I’ve posted numerous warnings about the big fiscal cliff baked into the legislative cake (whoa…mixed metaphor alert!). The full sunset of the Bush cuts, the automatic spending cuts, and a bunch of other expirations would amount to a fiscal drag well north of 3% of GDP.
Here, from the able analysts at Moody’s Analytics, is a table of the components of the cliff and their values in 2013. The first column shows the current law baseline—everything goes crash—and the second column shows Moody’s guesstimates of what Congress might do to soften the blow.
That cuts the blow by about half, which still ain’t nothin’—and pushes in the wrong direction given an economy that will still be facing highly elevated unemployment.

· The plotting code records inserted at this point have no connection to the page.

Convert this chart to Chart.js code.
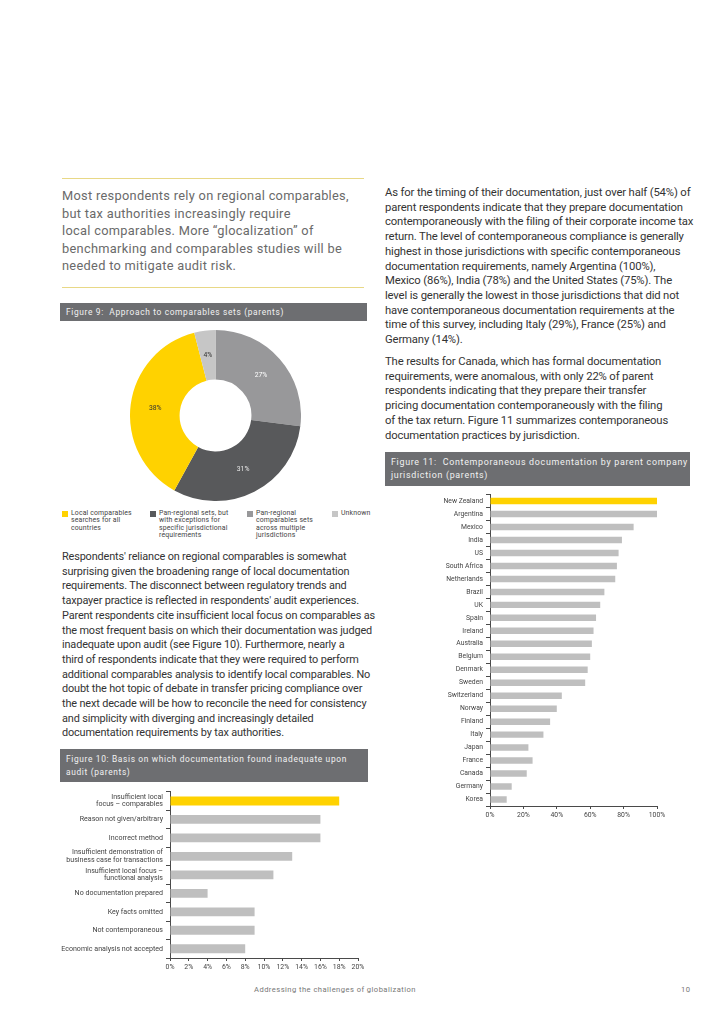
<!DOCTYPE html>
<html>
<head>
<meta charset="utf-8">
<script src="https://cdn.jsdelivr.net/npm/chart.js@4.4.1/dist/chart.umd.min.js"></script>
<style>
  body { margin: 0; background: #fff; font-family: Roboto, "Noto Sans", sans-serif; }
  #page { position: relative; width: 728px; height: 1030px; overflow: hidden; }
  .abs { position: absolute; }
  .rule { position: absolute; left: 62px; width: 302px; height: 1px; background: #e8d886; }
  .quote { left: 62px; top: 187px; font-size: 12.8px; line-height: 17.5px; color: #6a6a6a; white-space: nowrap; letter-spacing: 0.3px; }
  .body { font-size: 10.6px; line-height: 14.7px; color: #333; white-space: nowrap; letter-spacing: -0.15px; }
  .head { position: absolute; background: #6d6e71; color: #f2f2f2; font-size: 8.4px; letter-spacing: 0.65px; box-sizing: border-box; padding-left: 6px; white-space: nowrap; }
  .legend { position: absolute; top: 510px; font-size: 6.9px; line-height: 7.3px; color: #444; white-space: nowrap; letter-spacing: 0.15px; }
  .legend i { position: absolute; left: -9px; top: 1px; width: 6px; height: 6px; }
  .foot { position: absolute; top: 985px; font-size: 7.6px; color: #777; letter-spacing: 0.45px; white-space: nowrap; }
  canvas { position: absolute; }
</style>
</head>
<body>
<div id="page">
  <div class="rule" style="top:178px"></div>
  <div class="abs quote">Most respondents rely on regional comparables,<br>but tax authorities increasingly require<br>local comparables. More “glocalization” of<br>benchmarking and comparables studies will be<br>needed to mitigate audit risk.</div>
  <div class="rule" style="top:287px"></div>

  <div class="head" style="left:60px;top:303px;width:307px;height:18px;line-height:18px">Figure 9:&nbsp; Approach to comparables sets (parents)</div>
  <canvas id="fig9" width="171" height="171" style="left:130px;top:330px"></canvas>
  <div class="legend" style="left:71px"><i style="background:#ffd200"></i>Local comparables<br>searches for all<br>countries</div>
  <div class="legend" style="left:159px"><i style="background:#58595b"></i>Pan-regional sets, but<br>with exceptions for<br>specific jurisdictional<br>requirements</div>
  <div class="legend" style="left:256px"><i style="background:#98989a"></i>Pan-regional<br>comparables sets<br>across multiple<br>jurisdictions</div>
  <div class="legend" style="left:341px"><i style="background:#c6c6c6"></i>Unknown</div>

  <div class="abs body" style="left:62px;top:550px;font-size:10.9px">Respondents' reliance on regional comparables is somewhat<br>surprising given the broadening range of local documentation<br>requirements. The disconnect between regulatory trends and<br>taxpayer practice is reflected in respondents' audit experiences.<br>Parent respondents cite insufficient local focus on comparables as<br>the most frequent basis on which their documentation was judged<br>inadequate upon audit (see Figure 10). Furthermore, nearly a<br>third of respondents indicate that they were required to perform<br>additional comparables analysis to identify local comparables. No<br>doubt the hot topic of debate in transfer pricing compliance over<br>the next decade will be how to reconcile the need for consistency<br>and simplicity with diverging and increasingly detailed<br>documentation requirements by tax authorities.</div>

  <div class="head" style="left:60px;top:749px;width:308px;height:33px;line-height:12.5px;padding-top:4px">Figure 10: Basis on which documentation found inadequate upon<br>audit (parents)</div>
  <canvas id="fig10" width="310" height="189" style="left:60px;top:785px"></canvas>

  <div class="abs body" style="left:385px;top:186px;font-size:11.3px">As for the timing of their documentation, just over half (54%) of<br>parent respondents indicate that they prepare documentation<br>contemporaneously with the filing of their corporate income tax<br>return. The level of contemporaneous compliance is generally<br>highest in those jurisdictions with specific contemporaneous<br>documentation requirements, namely Argentina (100%),<br>Mexico (86%), India (78%) and the United States (75%). The<br>level is generally the lowest in those jurisdictions that did not<br>have contemporaneous documentation requirements at the<br>time of this survey, including Italy (29%), France (25%) and<br>Germany (14%).</div>
  <div class="abs body" style="left:385px;top:355px;font-size:11.3px">The results for Canada, which has formal documentation<br>requirements, were anomalous, with only 22% of parent<br>respondents indicating that they prepare their transfer<br>pricing documentation contemporaneously with the filing<br>of the tax return. Figure 11 summarizes contemporaneous<br>documentation practices by jurisdiction.</div>

  <div class="head" style="left:385px;top:452px;width:305px;height:34px;line-height:13px;padding-top:4px;font-size:8.9px;letter-spacing:0.7px">Figure 11:&nbsp; Contemporaneous documentation by parent company<br>jurisdiction (parents)</div>
  <canvas id="fig11" width="290" height="334" style="left:385px;top:488px"></canvas>

  <div class="foot" style="left:254px">Addressing the challenges of globalization</div>
  <div class="foot" style="left:681px">10</div>
</div>
<script>
// Figure 9 - approach to comparables sets
const approachLabels = ['Pan-regional comparables sets across multiple jurisdictions', 'Pan-regional sets, but with exceptions', 'Local comparables searches for all countries', 'Unknown'];
const approachShares = [27, 31, 38, 4];
const approachColors = ['#98989a', '#58595b', '#ffd200', '#c6c6c6'];
const approachTextColors = ['#ffffff', '#e8e8e8', '#333333', '#333333'];

// Figure 10 - basis on which documentation found inadequate
const auditReasons = [
  ['Insufficient local', 'focus – comparables'],
  'Reason not given/arbitrary',
  'Incorrect method',
  ['Insufficient demonstration of', 'business case for transactions'],
  ['Insufficient local focus –', 'functional analysis'],
  'No documentation prepared',
  'Key facts omitted',
  'Not contemporaneous',
  'Economic analysis not accepted'
];
const auditPct = [18, 16, 16, 13, 11, 4, 9, 9, 8];

// Figure 11 - contemporaneous documentation by jurisdiction
const jurisdictions = ['New Zealand', 'Argentina', 'Mexico', 'India', 'US', 'South Africa', 'Netherlands', 'Brazil', 'UK', 'Spain', 'Ireland', 'Australia', 'Belgium', 'Denmark', 'Sweden', 'Switzerland', 'Norway', 'Finland', 'Italy', 'Japan', 'France', 'Canada', 'Germany', 'Korea'];
const contemporaneousPct = [100, 100, 86, 79, 77, 76, 75, 68.5, 66, 63.5, 62, 61, 60, 58.5, 57, 43, 40, 36, 32, 23, 25.5, 22, 13, 10];

const YELLOW = '#ffd200';
const GREY_BAR = '#bfbfbf';
const AXIS = '#4a4a4a';

Chart.defaults.font.family = 'Roboto, "Noto Sans", sans-serif';
Chart.defaults.color = '#444';
Chart.defaults.animation = false;
Chart.defaults.plugins.legend.display = false;
Chart.defaults.plugins.tooltip.enabled = false;

const sliceLabels = {
  id: 'sliceLabels',
  afterDatasetsDraw(chart) {
    const ctx = chart.ctx;
    ctx.save();
    ctx.font = '6.8px Roboto, sans-serif';
    ctx.textAlign = 'center';
    ctx.textBaseline = 'middle';
    chart.getDatasetMeta(0).data.forEach((arc, i) => {
      const p = arc.tooltipPosition();
      ctx.fillStyle = approachTextColors[i];
      ctx.fillText(approachShares[i] + '%', p.x, p.y);
    });
    ctx.restore();
  }
};

new Chart(document.getElementById('fig9'), {
  type: 'doughnut',
  data: {
    labels: approachLabels,
    datasets: [{ data: approachShares, backgroundColor: approachColors, borderWidth: 0 }]
  },
  options: { responsive: false, cutout: '42%', layout: { padding: 0 } },
  plugins: [sliceLabels]
});

function barOptions(opts) {
  return {
    indexAxis: 'y',
    responsive: false,
    layout: { padding: opts.padding },
    scales: {
      x: {
        min: 0, max: opts.max,
        border: { color: AXIS, width: 1 },
        grid: { drawOnChartArea: false, tickLength: 3, color: AXIS },
        ticks: { stepSize: opts.step, padding: 2, maxRotation: 0, autoSkip: false, font: { size: opts.xFontSize }, callback: v => v + '%' },
        afterFit: s => { s.height = 16; }
      },
      y: {
        border: { color: AXIS, width: 1 },
        grid: { drawOnChartArea: false, tickLength: 4, color: AXIS },
        ticks: { padding: 3, font: { size: opts.fontSize, lineHeight: 1.05 } },
        afterFit: s => { s.width = opts.yWidth; }
      }
    }
  };
}

new Chart(document.getElementById('fig10'), {
  type: 'bar',
  data: {
    labels: auditReasons,
    datasets: [{
      data: auditPct,
      backgroundColor: auditPct.map((v, i) => i == 0 ? YELLOW : GREY_BAR),
      categoryPercentage: 0.96, barPercentage: 0.5
    }]
  },
  options: barOptions({ max: 20, step: 2, fontSize: 7.1, xFontSize: 6.9, yWidth: 110, padding: { top: 5, right: 12, left: 0, bottom: 0 } })
});

new Chart(document.getElementById('fig11'), {
  type: 'bar',
  data: {
    labels: jurisdictions,
    datasets: [{
      data: contemporaneousPct,
      backgroundColor: contemporaneousPct.map((v, i) => i == 0 ? YELLOW : GREY_BAR),
      categoryPercentage: 0.96, barPercentage: 0.52
    }]
  },
  options: barOptions({ max: 100, step: 20, fontSize: 6.8, xFontSize: 6.8, yWidth: 105, padding: { top: 4, right: 18, left: 0, bottom: 0 } })
});
</script>
</body>
</html>
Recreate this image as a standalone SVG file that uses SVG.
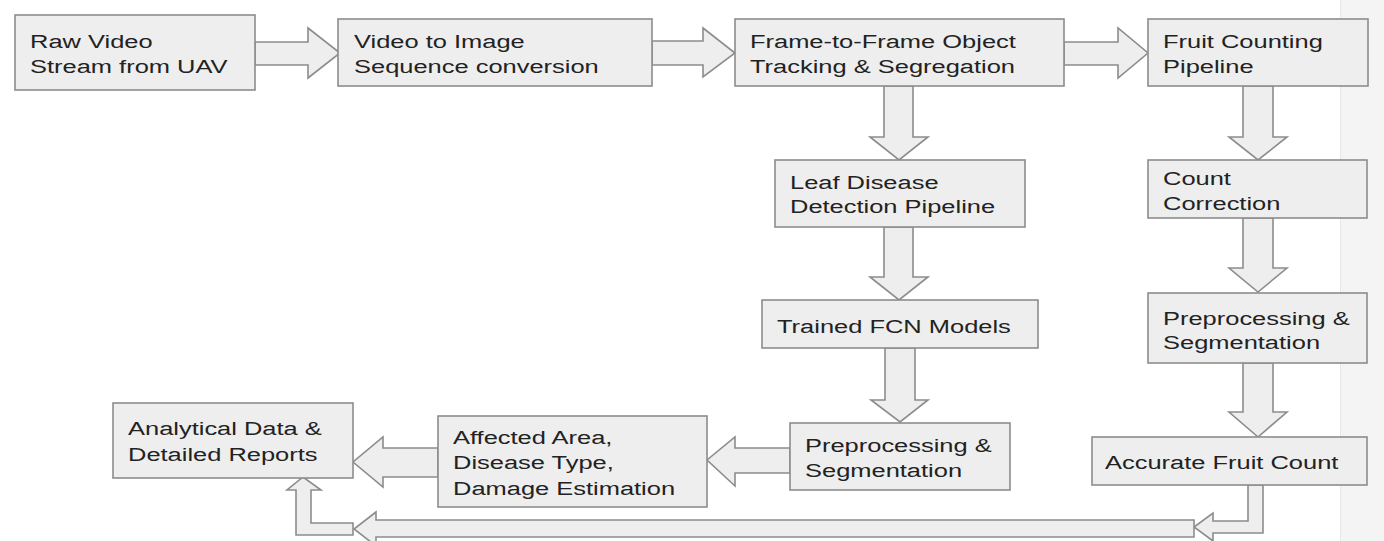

That said, the conventional wisdom is that the Congress and the administration kick the can down the road by extending everything for another six-12 months. But I think the President—who will still be president no matter the outcome of the election as this decision must be made in the lame duck session at the end of this year—is much less likely to blink this time and the high-end Bush cuts will sunset, as in the Moody’s forecast.
And that is at it should be; $80 billion is real money, for sure, but a tax bump on high-income households is less worrisome from a macroeconomic perspective, as they’re not the folks who are liquidity constrained. And let’s face it—if these high-end cuts are extended yet again, they’re probably permanent.